• Your task:
Up to and including the line that contains "import plotly.graph_objects as go", write out each line of the material from its first line, exactly.
_ _ _
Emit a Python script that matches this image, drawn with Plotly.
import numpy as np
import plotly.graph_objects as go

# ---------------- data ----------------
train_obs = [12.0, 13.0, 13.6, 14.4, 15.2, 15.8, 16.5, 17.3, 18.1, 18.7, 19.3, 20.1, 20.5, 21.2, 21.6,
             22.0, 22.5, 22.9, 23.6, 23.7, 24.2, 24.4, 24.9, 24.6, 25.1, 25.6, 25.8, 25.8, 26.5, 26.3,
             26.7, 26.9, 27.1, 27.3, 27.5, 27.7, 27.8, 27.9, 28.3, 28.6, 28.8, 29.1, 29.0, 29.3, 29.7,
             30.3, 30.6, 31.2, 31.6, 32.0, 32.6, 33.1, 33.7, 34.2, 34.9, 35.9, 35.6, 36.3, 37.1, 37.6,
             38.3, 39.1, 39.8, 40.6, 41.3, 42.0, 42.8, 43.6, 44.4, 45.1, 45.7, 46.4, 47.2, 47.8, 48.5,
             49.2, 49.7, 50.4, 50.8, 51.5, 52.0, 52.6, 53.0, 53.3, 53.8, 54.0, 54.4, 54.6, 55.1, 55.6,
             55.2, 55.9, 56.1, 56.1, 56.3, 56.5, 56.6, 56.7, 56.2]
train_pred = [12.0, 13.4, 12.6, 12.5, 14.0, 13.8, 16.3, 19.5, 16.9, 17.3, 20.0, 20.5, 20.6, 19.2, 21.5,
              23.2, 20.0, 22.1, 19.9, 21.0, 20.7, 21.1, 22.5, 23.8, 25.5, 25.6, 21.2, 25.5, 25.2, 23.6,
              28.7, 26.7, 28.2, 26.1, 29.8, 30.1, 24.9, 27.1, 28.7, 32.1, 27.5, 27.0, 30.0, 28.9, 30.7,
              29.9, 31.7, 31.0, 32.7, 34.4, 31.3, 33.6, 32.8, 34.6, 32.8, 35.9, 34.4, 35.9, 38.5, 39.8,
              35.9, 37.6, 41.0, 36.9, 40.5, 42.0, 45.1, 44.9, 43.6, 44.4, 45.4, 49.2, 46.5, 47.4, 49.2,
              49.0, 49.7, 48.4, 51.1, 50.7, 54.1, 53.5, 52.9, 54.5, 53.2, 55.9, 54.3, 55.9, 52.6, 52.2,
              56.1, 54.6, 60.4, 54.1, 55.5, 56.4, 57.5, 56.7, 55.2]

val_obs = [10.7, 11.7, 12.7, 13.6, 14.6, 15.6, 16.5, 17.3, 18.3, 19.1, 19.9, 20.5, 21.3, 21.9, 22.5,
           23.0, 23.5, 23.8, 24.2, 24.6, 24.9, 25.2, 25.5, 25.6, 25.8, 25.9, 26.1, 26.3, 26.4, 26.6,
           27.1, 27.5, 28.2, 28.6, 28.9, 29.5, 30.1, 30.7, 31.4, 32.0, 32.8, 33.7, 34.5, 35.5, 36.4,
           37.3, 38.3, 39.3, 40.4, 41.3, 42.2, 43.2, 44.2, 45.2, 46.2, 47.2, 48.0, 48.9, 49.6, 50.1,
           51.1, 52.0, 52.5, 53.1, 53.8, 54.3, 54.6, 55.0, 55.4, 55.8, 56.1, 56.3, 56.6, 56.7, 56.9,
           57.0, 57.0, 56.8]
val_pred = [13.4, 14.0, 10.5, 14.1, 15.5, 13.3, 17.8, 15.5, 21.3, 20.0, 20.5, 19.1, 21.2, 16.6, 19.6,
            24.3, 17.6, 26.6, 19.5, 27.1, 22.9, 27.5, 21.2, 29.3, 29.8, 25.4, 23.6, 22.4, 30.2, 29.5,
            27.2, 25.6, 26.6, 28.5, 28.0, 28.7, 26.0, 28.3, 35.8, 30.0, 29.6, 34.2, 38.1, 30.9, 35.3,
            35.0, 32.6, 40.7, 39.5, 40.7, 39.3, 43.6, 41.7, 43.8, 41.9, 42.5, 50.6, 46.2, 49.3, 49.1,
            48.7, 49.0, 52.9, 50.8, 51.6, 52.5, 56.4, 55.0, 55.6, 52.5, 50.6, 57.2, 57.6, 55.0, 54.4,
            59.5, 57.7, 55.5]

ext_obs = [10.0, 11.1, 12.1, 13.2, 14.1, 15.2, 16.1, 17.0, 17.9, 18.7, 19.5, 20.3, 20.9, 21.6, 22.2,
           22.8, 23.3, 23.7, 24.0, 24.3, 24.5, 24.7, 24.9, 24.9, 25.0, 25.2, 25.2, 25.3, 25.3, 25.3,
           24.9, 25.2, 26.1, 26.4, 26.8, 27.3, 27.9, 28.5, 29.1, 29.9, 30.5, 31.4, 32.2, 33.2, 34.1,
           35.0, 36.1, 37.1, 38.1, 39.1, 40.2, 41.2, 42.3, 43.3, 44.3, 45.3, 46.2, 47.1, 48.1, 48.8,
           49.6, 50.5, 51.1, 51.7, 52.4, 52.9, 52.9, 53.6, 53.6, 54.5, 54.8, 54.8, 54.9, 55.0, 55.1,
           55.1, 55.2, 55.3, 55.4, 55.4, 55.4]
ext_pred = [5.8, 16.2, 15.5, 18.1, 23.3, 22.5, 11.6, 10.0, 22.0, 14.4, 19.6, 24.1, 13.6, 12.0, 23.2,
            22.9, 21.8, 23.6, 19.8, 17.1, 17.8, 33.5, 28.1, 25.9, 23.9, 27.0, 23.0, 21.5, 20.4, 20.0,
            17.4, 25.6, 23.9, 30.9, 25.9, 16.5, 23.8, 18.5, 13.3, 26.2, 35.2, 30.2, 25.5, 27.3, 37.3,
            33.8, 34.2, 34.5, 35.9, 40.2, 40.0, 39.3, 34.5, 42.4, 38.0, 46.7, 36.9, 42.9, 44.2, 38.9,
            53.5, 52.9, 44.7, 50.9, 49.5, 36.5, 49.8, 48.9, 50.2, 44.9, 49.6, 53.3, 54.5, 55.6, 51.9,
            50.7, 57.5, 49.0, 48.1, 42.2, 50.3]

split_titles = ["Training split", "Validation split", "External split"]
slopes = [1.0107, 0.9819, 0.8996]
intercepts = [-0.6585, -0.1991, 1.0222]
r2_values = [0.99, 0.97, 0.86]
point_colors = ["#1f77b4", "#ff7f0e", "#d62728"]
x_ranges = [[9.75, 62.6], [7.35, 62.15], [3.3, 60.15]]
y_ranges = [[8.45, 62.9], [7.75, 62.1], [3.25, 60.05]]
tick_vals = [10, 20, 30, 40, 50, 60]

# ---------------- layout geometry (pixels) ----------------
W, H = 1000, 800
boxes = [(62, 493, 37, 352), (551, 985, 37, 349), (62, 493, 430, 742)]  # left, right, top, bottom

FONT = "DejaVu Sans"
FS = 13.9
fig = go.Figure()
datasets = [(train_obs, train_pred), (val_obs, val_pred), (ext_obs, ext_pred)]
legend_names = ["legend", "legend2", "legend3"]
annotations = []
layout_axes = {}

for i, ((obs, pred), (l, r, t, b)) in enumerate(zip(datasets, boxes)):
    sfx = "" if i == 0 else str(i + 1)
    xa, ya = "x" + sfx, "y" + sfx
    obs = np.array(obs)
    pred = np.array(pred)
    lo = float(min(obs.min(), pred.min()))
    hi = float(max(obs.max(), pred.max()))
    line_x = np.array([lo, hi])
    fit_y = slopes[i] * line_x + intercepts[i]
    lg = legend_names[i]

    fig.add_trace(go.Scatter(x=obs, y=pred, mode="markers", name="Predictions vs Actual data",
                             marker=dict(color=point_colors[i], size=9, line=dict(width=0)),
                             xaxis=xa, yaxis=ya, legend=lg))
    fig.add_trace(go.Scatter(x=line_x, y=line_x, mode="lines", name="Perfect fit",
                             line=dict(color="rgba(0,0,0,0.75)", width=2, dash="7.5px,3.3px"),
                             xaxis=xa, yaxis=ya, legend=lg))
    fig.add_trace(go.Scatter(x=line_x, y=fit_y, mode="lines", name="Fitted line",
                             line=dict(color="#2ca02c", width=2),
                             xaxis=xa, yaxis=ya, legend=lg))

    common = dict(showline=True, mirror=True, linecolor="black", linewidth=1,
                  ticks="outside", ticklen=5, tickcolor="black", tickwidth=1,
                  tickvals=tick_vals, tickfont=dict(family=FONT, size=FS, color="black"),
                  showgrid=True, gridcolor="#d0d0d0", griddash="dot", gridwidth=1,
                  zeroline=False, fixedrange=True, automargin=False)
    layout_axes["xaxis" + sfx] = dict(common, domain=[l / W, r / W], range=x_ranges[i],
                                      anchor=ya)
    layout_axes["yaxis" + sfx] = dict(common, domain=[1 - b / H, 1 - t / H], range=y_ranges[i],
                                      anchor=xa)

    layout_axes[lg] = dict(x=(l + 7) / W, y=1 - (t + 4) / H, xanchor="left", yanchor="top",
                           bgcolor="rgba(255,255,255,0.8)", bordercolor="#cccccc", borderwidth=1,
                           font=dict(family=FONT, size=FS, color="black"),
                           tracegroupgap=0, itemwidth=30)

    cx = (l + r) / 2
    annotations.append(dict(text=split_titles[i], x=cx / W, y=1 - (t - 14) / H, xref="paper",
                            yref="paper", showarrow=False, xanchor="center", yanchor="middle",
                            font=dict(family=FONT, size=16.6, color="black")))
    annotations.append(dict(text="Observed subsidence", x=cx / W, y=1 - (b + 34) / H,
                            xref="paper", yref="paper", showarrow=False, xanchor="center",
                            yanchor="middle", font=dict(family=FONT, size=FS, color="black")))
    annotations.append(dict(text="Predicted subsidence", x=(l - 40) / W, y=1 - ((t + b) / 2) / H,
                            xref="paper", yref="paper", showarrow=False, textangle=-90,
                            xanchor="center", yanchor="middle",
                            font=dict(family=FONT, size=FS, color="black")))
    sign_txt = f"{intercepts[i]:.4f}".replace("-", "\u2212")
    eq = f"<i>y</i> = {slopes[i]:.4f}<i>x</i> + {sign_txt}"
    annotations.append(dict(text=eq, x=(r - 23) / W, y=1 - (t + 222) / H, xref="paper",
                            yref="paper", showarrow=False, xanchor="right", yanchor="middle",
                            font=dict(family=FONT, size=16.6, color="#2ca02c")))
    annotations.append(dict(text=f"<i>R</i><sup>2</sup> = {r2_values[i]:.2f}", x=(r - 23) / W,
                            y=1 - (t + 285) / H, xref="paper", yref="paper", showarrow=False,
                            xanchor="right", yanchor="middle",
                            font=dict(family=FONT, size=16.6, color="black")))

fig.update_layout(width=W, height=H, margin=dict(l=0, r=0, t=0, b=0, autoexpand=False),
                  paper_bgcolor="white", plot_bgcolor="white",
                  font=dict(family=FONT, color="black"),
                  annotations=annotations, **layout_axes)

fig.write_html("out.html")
_ _ _
• Answer for this exercise:
Emit a Python script that matches this image, drawn with Plotly.
import numpy as np
import plotly.graph_objects as go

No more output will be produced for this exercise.